Manufacturing Graphene for 99 Percent Lower Cost

Process for generating graphene sheets uses low-cost copper.

Graphene is an atomic-scale honeycomb lattice made from carbon atoms.

Graphene is an atomic-scale honeycomb lattice made from carbon atoms.

Graphene has yet to see widespread industrial use because of its high production cost, but that may soon change.

A process for creating graphene sheets using commercially available copper cuts production costs to one percent of what they are now.

Making Graphene Cheaper

Graphene sheets are produced by a process called chemical vapor deposition (CVD), which turns gaseous reactants into a film of graphene on a substrate.

Researchers at the University of Glasgow used a similar process to create high-quality graphene across the surface of copper foil, which is normally used in lithium-ion batteries. They reported that the ultra-smooth surface of the copper provided an excellent bed for deposited graphene.

“The commercially-available copper we used in our process retails for around one dollar per square meter compared to around $115 for a similar amount of the copper currently used in graphene production,” said Dr. Ravinder Dahiya, co-author of the published research.

He added that, “This more expensive form of copper often required preparation before it can be used, adding further to the cost of the process.”

Graphene Applications

The researchers also reported that transistors made from their graphene showed a significant improvement in electrical and optical performance compared to similar materials produced with previous methods.

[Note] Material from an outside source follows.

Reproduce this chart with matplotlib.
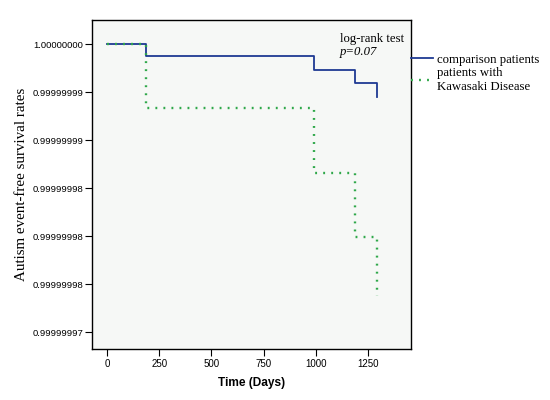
import matplotlib
matplotlib.use("Agg")
import matplotlib.pyplot as plt
from matplotlib.lines import Line2D

# Kaplan-Meier style step data (days, survival probability)
comp_days = [0, 185, 990, 1188, 1295]
comp_surv = [1.0, 1 - 1.28e-9, 1 - 2.74e-9, 1 - 4.03e-9, 1 - 5.49e-9]

kd_days = [0, 185, 990, 1188, 1295]
kd_surv = [1.0, 1 - 6.67e-9, 1 - 13.4e-9, 1 - 20.1e-9, 1 - 26.3e-9]

ytick_vals = [1 - k * 5e-9 for k in range(7)]
ytick_labels = ["1.00000000", "0.99999999", "0.99999999", "0.99999998",
                "0.99999998", "0.99999998", "0.99999997"]
xtick_vals = [0, 250, 500, 750, 1000, 1250]

blue = "#1f3a93"
green = "#2fa84a"
serif = "Liberation Serif"
sans = "Liberation Sans"

fig = plt.figure(figsize=(5.5, 4.0), dpi=100)
ax = fig.add_axes([0.167, 0.1275, 0.58, 0.8225])
ax.set_facecolor("#f6f8f6")

ax.step(comp_days, comp_surv, where="post", color=blue, lw=1.3)
ax.step(kd_days, kd_surv, where="post", color=green, lw=1.7,
        linestyle=(0, (0.8, 2.6)))

ax.set_xlim(-73, 1456)
ax.set_ylim(1 - 31.77e-9, 1 + 2.5e-9)
ax.set_yticks(ytick_vals)
ax.set_yticklabels(ytick_labels, fontfamily=sans, fontsize=6.8)
ax.set_xticks(xtick_vals)
ax.set_xticklabels([str(v) for v in xtick_vals], fontfamily=sans, fontsize=7)
ax.tick_params(direction="out", length=5, width=0.8, pad=1)
ax.tick_params(axis="x", pad=2)
for s in ax.spines.values():
    s.set_linewidth(1.0)

ax.set_xlabel("Time (Days)", fontfamily=sans, fontweight="bold", fontsize=8.6, labelpad=6)
ax.set_ylabel("Autism event-free survival rates", fontfamily=serif, fontsize=10.8, labelpad=3)

ax.text(0.778, 0.942, "log-rank test", transform=ax.transAxes, fontfamily=serif,
        fontsize=9.2, va="center")
ax.text(0.778, 0.902, "p=0.07", transform=ax.transAxes, fontfamily=serif,
        fontsize=9.2, style="italic", va="center")

handles = [Line2D([], [], color=blue, lw=1.3),
           Line2D([], [], color=green, lw=1.7, linestyle=(0, (0.8, 2.6)))]
ax.legend(handles, ["comparison patients", "patients with\nKawasaki Disease"],
          loc="upper left", bbox_to_anchor=(1.0, 0.898), frameon=False,
          prop={"family": serif, "size": 9.2}, handlelength=1.7,
          handletextpad=0.35, borderaxespad=0, borderpad=0, labelspacing=0.15)

fig.savefig("out.png", dpi=100)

“Our process produces high-quality graphene at low cost, taking us one step closer to creating affordable new electronic devices with a wide range of applications, from the smart cities of the future to mobile healthcare,” said Dahiya.

The potential applications for graphene produced at an industrial scale are indeed staggering. The researchers’ primary interest lies in using graphene to create an artificial skin for prosthetics but the implications of their research extend much further than that.

Here are just a few applications for graphene:


  • Transistors: Graphene transistors operating at 26GHz have been printed on flexible plastic suitable for communications circuits that can be fabricated at scale.
  • Supercapacitors: Recently tested graphene microsupercapacitors were shown to be stable over 12,000 charge/discharge cycles, retaining 90 percent of their capacitance.
  • Optoelectronics: Potential uses include transparent films, touchscreen displays and light emitters.
  • Optical modulators: Prototypes have already been constructed that operate at 1.2GHz without a temperature controller.


  • Photovoltaic cells: Solar cells made with graphene have demonstrated a 60 percent increase in conversion efficiency compared to those made with silicon.
  • Condenser coating: Graphene quadruples condenser efficiency.


  • Distillation: A happy accident revealed that graphene can be used to distill vodka to higher alcohol concentrations at room temperature.
  • Lubrication: A one-atom-thick layer of graphene between a steel ball and a steel disc lasts for 6,500 cycles; conventional lubricants last 1,000 cycles.
  • Coolant Additive: Adding 5 percent graphene by volume to a base fluid enhances its thermal conductivity by 85percent.

If the price of graphene is the only thing holding us back, advancements like these could be just around the corner.